Entries provided
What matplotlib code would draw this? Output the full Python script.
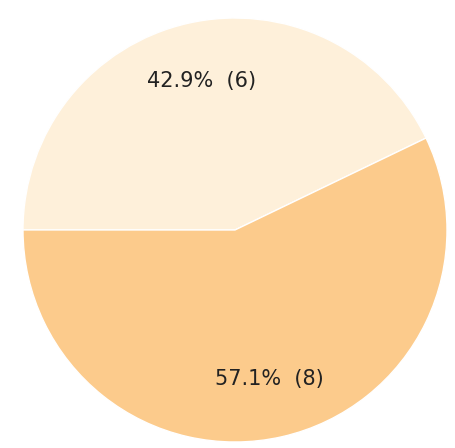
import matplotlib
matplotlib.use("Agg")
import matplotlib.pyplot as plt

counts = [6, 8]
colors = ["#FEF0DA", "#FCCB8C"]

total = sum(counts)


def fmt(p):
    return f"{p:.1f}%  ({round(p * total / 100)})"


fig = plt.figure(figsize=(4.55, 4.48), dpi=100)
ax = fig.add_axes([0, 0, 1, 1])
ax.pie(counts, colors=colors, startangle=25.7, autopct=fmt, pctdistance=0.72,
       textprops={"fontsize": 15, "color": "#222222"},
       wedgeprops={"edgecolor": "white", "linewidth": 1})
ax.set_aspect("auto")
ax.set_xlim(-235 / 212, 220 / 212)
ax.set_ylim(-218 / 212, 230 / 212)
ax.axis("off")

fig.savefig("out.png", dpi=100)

--

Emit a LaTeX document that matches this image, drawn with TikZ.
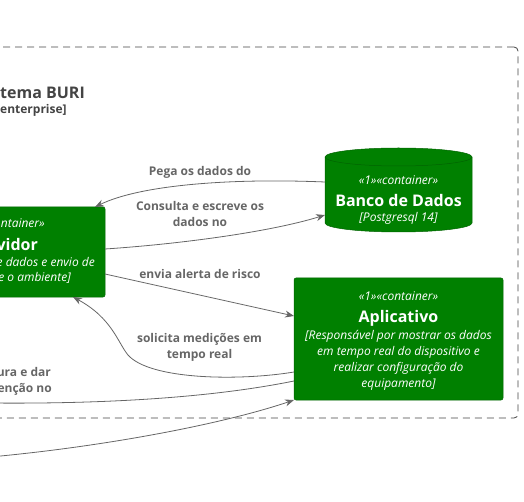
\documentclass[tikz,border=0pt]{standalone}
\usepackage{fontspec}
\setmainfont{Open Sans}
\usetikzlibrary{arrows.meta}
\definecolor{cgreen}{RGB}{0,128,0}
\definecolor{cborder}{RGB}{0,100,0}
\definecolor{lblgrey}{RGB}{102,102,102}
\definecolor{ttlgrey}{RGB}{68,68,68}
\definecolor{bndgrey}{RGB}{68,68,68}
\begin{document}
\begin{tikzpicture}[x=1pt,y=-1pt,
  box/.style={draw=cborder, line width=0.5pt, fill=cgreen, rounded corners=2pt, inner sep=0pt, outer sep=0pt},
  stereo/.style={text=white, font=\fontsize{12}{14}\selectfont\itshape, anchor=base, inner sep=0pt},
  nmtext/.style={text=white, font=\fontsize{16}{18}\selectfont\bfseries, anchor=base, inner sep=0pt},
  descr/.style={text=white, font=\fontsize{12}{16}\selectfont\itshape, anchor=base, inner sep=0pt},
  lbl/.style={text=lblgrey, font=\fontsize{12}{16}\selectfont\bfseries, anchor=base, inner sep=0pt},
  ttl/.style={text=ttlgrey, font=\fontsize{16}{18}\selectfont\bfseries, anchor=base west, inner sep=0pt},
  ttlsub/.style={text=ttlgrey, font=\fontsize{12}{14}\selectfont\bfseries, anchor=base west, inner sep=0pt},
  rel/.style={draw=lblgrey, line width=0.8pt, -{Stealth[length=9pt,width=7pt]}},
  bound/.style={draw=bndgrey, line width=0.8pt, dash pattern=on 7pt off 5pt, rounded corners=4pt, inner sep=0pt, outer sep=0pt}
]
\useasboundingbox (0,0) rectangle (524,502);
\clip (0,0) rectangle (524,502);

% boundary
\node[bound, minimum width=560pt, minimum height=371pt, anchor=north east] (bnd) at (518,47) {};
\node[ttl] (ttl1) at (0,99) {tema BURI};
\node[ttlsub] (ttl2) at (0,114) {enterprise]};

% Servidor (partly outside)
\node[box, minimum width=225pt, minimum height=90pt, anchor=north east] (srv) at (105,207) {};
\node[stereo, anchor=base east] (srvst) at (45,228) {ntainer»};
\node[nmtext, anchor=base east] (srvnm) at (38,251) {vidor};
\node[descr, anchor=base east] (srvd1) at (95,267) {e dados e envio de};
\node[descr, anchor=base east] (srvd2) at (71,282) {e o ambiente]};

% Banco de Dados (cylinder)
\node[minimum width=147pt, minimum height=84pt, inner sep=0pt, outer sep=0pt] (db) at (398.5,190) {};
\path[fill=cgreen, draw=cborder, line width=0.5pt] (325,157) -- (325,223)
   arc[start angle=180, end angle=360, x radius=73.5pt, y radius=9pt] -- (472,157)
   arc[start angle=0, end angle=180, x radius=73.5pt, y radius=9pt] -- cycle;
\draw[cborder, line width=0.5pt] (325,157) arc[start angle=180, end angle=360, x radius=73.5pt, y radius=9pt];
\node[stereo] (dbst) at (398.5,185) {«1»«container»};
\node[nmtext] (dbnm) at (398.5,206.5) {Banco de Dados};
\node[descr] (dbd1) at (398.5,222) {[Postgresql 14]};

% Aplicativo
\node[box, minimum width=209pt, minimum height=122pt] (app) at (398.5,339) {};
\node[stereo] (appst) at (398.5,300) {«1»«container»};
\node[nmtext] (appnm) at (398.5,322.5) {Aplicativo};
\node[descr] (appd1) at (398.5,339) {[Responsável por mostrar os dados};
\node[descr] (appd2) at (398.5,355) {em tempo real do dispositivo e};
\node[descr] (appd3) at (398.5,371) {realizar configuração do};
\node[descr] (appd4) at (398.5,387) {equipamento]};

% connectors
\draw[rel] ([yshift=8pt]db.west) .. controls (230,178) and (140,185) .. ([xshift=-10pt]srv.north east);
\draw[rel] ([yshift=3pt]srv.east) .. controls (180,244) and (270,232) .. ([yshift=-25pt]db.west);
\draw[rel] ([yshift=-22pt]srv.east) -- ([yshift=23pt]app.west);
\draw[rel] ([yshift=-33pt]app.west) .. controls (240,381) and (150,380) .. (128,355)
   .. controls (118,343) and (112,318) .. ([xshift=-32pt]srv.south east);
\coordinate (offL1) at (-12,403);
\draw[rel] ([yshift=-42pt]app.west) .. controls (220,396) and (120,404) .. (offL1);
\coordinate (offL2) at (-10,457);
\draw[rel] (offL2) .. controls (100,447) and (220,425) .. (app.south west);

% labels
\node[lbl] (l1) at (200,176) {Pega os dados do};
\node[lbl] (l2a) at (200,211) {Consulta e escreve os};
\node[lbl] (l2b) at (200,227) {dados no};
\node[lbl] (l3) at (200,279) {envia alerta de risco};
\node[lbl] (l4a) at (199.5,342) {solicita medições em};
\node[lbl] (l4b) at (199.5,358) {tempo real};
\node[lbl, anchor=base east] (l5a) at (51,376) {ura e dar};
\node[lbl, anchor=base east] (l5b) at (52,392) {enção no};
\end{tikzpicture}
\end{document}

Challenge
Show, from the material above, each line that includes the string "this".

Task answer
What matplotlib code would draw this? Output the full Python script.
Emit a LaTeX document that matches this image, drawn with TikZ.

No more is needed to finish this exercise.